Язвительный поэт, остряк замысловатый,
И блеском, и умом, и шутками богатый,
Счастливый Вяземский, завидую тебе…
 
   В следующем поколении эта традиция «блеска, ума и шуток» заметно скудеет. Старинное и тонкое искусство замирает и явно вырождается. Оно вспыхивает в последний раз праздничным фейерверком в искрометном стиле Герцена, сумевшего с небывалым блеском оживить отмирающий жанр в новой области революционной публицистики. «Удачной остроте он готов пожертвовать всей всемирной историей», – отмечает после беседы с ним Боденштедт.
   Герцен был у нас последним остроумцем в духе XVIII века, живо связанный с ним культурой и преданием. Вокруг него уже шутили по-иному и смеялись на новый лад.

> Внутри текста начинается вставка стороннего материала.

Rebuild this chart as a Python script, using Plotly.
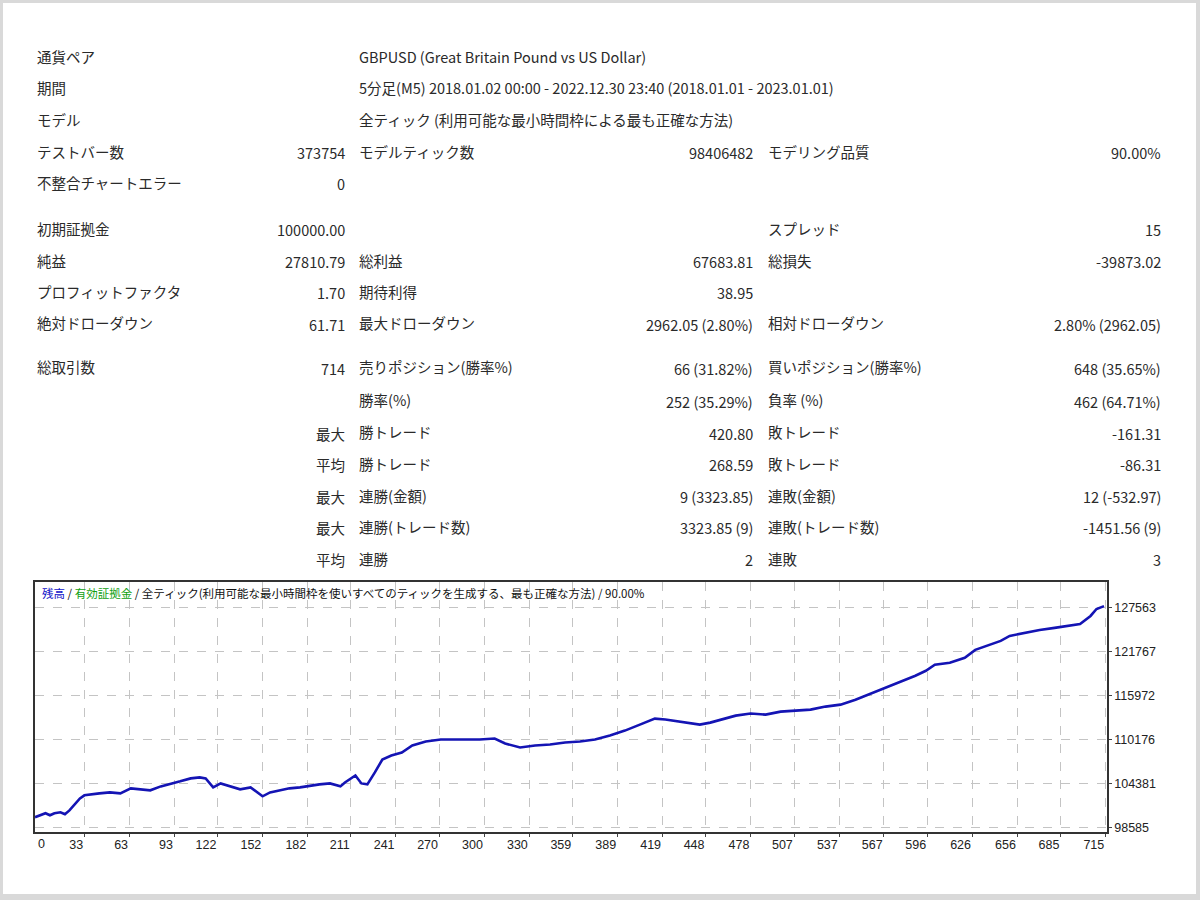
import plotly.graph_objects as go

# ---------------- data ----------------
col1_labels = ["通貨ペア", "期間", "モデル", "テストバー数", "不整合チャートエラー",
               "初期証拠金", "純益", "プロフィットファクタ", "絶対ドローダウン",
               "総取引数", "", "", "", "", "", ""]
col1_values = ["", "", "", "373754", "0", "100000.00", "27810.79", "1.70", "61.71",
               "714", "", "最大", "平均", "最大", "最大", "平均"]
col2_labels = ["GBPUSD (Great Britain Pound vs US Dollar)",
               "5分足(M5) 2018.01.02 00:00 - 2022.12.30 23:40 (2018.01.01 - 2023.01.01)",
               "全ティック (利用可能な最小時間枠による最も正確な方法)",
               "モデルティック数", "", "", "総利益", "期待利得", "最大ドローダウン",
               "売りポジション(勝率%)", "勝率(%)", "勝トレード", "勝トレード",
               "連勝(金額)", "連勝(トレード数)", "連勝"]
col2_values = ["", "", "", "98406482", "", "", "67683.81", "38.95", "2962.05 (2.80%)",
               "66 (31.82%)", "252 (35.29%)", "420.80", "268.59", "9 (3323.85)",
               "3323.85 (9)", "2"]
col3_labels = ["", "", "", "モデリング品質", "", "スプレッド", "総損失", "", "相対ドローダウン",
               "買いポジション(勝率%)", "負率 (%)", "敗トレード", "敗トレード",
               "連敗(金額)", "連敗(トレード数)", "連敗"]
col3_values = ["", "", "", "90.00%", "", "15", "-39873.02", "", "2.80% (2962.05)",
               "648 (35.65%)", "462 (64.71%)", "-161.31", "-86.31", "12 (-532.97)",
               "-1451.56 (9)", "3"]

chart_legend = ('<span style="color:#1010c8">残高</span> / '
                '<span style="color:#10a010">有効証拠金</span> / '
                '全ティック(利用可能な最小時間枠を使いすべてのティックを生成する、最も正確な方法) / 90.00%')

trade_no = [0, 3, 7, 10, 13, 17, 20, 23, 27, 30, 33, 37, 43, 50, 57, 64, 70, 77, 84, 90,
            97, 104, 110, 114, 119, 124, 130, 137, 144, 152, 157, 164, 170, 177, 184,
            190, 197, 204, 207, 214, 218, 222, 227, 232, 238, 245, 252, 261, 271, 284,
            297, 307, 314, 324, 334, 344, 354, 364, 374, 384, 394, 404, 414, 421, 431,
            438, 444, 451, 458, 468, 478, 488, 498, 508, 518, 528, 538, 548, 558, 568,
            578, 588, 595, 601, 611, 621, 628, 635, 645, 651, 661, 671, 681, 691, 698,
            705, 709, 714]
balance = [100000, 100250, 100520, 100250, 100520, 100650, 100380, 100900, 101830, 102480,
           102880, 103010, 103140, 103270, 103140, 103800, 103670, 103540, 104060, 104320,
           104720, 105110, 105240, 105110, 103930, 104450, 104060, 103670, 103930, 102750,
           103270, 103540, 103800, 103930, 104190, 104320, 104450, 104060, 104580, 105500,
           104450, 104320, 105900, 107600, 108130, 108520, 109440, 109970, 110230, 110230,
           110230, 110360, 109710, 109180, 109440, 109570, 109840, 109970, 110230, 110760,
           111410, 112200, 112990, 112860, 112600, 112330, 112200, 112460, 112860, 113380,
           113650, 113510, 113910, 114040, 114170, 114570, 114830, 115480, 116270, 117060,
           117850, 118630, 119290, 120080, 120340, 121000, 122040, 122570, 123230, 123880,
           124280, 124670, 124940, 125200, 125460, 126510, 127430, 127810]

x_tick_labels = [33, 63, 93, 122, 152, 182, 211, 241, 270, 300, 330, 359, 389, 419, 448,
                 478, 507, 537, 567, 596, 626, 656, 685, 715]
y_tick_values = [98585, 104381, 110176, 115972, 121767, 127563]

# ---------------- layout constants (pixels) ----------------
W, H = 1200, 900
row_y = [57, 88, 120, 152, 183, 229, 261, 292, 324, 368, 401, 433, 465, 497, 528, 560]
c1_label_x, c1_value_x = 35, 347
c2_label_x, c2_value_x = 357, 755
c3_label_x, c3_value_x = 766, 1163
plot_l, plot_r, plot_t, plot_b = 35, 1107, 584, 835

TEXT = "#2a2a2a"
FONT = "Noto Sans CJK JP"
FS = 14.5


def px(x):
    return x / W


def py(y):
    return 1 - y / H


annotations = []


def add_text(text, x, y, anchor, dy=0.0):
    if not text:
        return
    annotations.append(dict(
        text=text, x=px(x), y=py(y + dy), xref="paper", yref="paper",
        xanchor=anchor, yanchor="middle", showarrow=False,
        font=dict(family=FONT, size=FS, color=TEXT)))


for i, yy in enumerate(row_y):
    add_text(col1_labels[i], c1_label_x, yy, "left")
    add_text(col1_values[i], c1_value_x, yy, "right", 1.5)
    add_text(col2_labels[i], c2_label_x, yy, "left")
    add_text(col2_values[i], c2_value_x, yy, "right", 1.5)
    add_text(col3_labels[i], c3_label_x, yy, "left")
    add_text(col3_values[i], c3_value_x, yy, "right", 1.5)

# chart legend line
annotations.append(dict(
    text=chart_legend, x=px(40), y=py(595), xref="paper", yref="paper",
    xanchor="left", yanchor="middle", showarrow=False,
    font=dict(family=FONT, size=11.5, color="#111111")))
# the "0" label at the left end of the x axis
annotations.append(dict(
    text="0", x=px(36), y=py(847), xref="paper", yref="paper",
    xanchor="left", yanchor="middle", showarrow=False,
    font=dict(family="Liberation Sans", size=12.5, color="#222222")))

fig = go.Figure()
fig.add_trace(go.Scatter(
    x=trade_no, y=balance, mode="lines",
    line=dict(color="#1414b4", width=2.6, shape="linear"),
    hoverinfo="skip", showlegend=False))

y_px_per_unit = (830.7 - 610.0) / (y_tick_values[-1] - y_tick_values[0])
y_min = y_tick_values[0] - (plot_b - 830.7) / y_px_per_unit
y_max = y_tick_values[-1] + (610.0 - plot_t) / y_px_per_unit

fig.update_layout(
    width=W, height=H,
    margin=dict(l=0, r=0, t=0, b=0),
    paper_bgcolor="#d9d9d9",
    plot_bgcolor="white",
    showlegend=False,
    annotations=annotations,
    shapes=[dict(type="rect", xref="paper", yref="paper",
                 x0=px(3), x1=px(1196), y0=py(897), y1=py(3),
                 fillcolor="white", line=dict(width=0), layer="below")],
    xaxis=dict(
        domain=[px(plot_l), px(plot_r)],
        range=[0, 716],
        tickmode="array", tickvals=x_tick_labels, ticktext=[str(v) for v in x_tick_labels],
        ticks="outside", ticklen=3, tickcolor="#444444", tickwidth=1,
        ticklabelposition="outside left",
        tickfont=dict(family="Liberation Sans", size=12.5, color="#222222"),
        showgrid=True, gridcolor="#c4c4c4", gridwidth=1, griddash="dash",
        showline=True, linecolor="#333333", linewidth=1.5, mirror=True,
        zeroline=False, fixedrange=True,
    ),
    yaxis=dict(
        domain=[py(plot_b), py(plot_t)],
        range=[y_min, y_max],
        side="right",
        tickmode="array", tickvals=y_tick_values, ticktext=[str(v) for v in y_tick_values],
        ticks="outside", ticklen=3, tickcolor="#444444", tickwidth=1,
        tickfont=dict(family="Liberation Sans", size=12.5, color="#222222"),
        showgrid=True, gridcolor="#c4c4c4", gridwidth=1, griddash="dash",
        showline=True, linecolor="#333333", linewidth=1.5, mirror=True,
        zeroline=False, fixedrange=True,
    ),
)

fig.write_html("out.html")
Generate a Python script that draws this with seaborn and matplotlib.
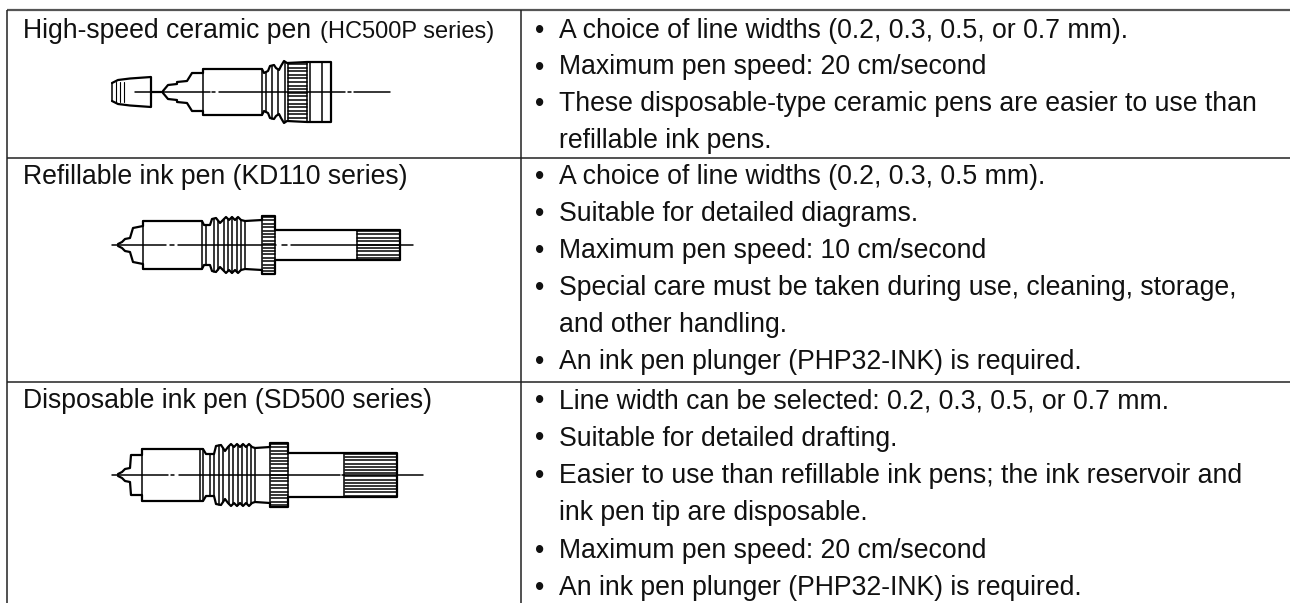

Минаев или Курочкин вырабатывали новые формы юмора. Пушкинская эпиграмма умирала, афоризмы Тютчева звучали не для печати, термином «анекдот» начинали браниться. Уже в критике сороковых годов он принимает явный характер одиозной оценки.
   Необходимо, впрочем, отметить, что уже в пушкинскую эпоху старая школа остроумия начинала хиреть и вырождаться. Уже в «Онегине» имеется «горестная помета» о кризисе старинного острословия:
 
Тут был в душистых сединах
Старик, по старому шутивший
Отменно тонко и умно,
Что нынче несколько смешно.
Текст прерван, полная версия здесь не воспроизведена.